Monday, September 07, 2009

Liveblogging Napoleon's Russian Invasion: Borodino is Going Badly

Something unfamiliar is happening to the French Army at Borodino:
Napoleon's generals--Davout, Ney, and Murat, who were in proximity to the zone of fire and even occasionally rode into it--several ties led huge and orderly masses of troops into the zone of fire. But contrary to what had invariably happened in all previous battles, instead of the expected news of the enemy's flight, the orderly masses of troops came back from there as disorderly, frightened crowds. They restored them to order, but the men were becoming fewer.

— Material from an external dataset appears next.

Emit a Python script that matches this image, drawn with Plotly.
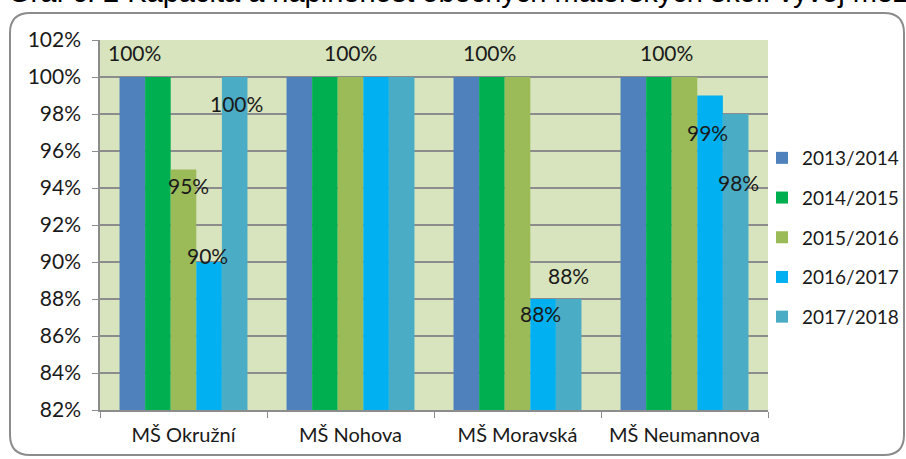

Halfway through the day, Murat sent his adjutant to Napoleon to ask for reinforcements.

Napoleon was sitting at the foot of the barrow and drinking punch when Murat's adjutant galloped up to him with assurances that the Russians would be crushed if his majesty gave them one more division.


Reinforcements?" said Napoleon, with stern astonishment, as if failing to understand his words and gazing at the handsome boy-adjutant with his long, curled black hair (the same way Murat did his hair), "Reinforcements!" thought Napoleon. "What sort of reinforcements can they ask for, when they've got half an army in their hands direcfted against a weak, unfortified Russian wing!

"Dites au roi de Naples,"
Napoleon said sternly, "qu'il n'est pas midi et que je ne vois pas encore clair sur mon échiquier. Allez ..."

--Leo Tolstoy, War and Peace 753 (Pevear and Volokhonsky trans. 2008)
[i.e., "Tell the king of Naples that it's not yet midday, and that I still don't see my chessboard clearly. Go ..." Tolstoy published a good deal of the dialogue of this Russian novel in French. Pevear and Volokhonsky leave it in French.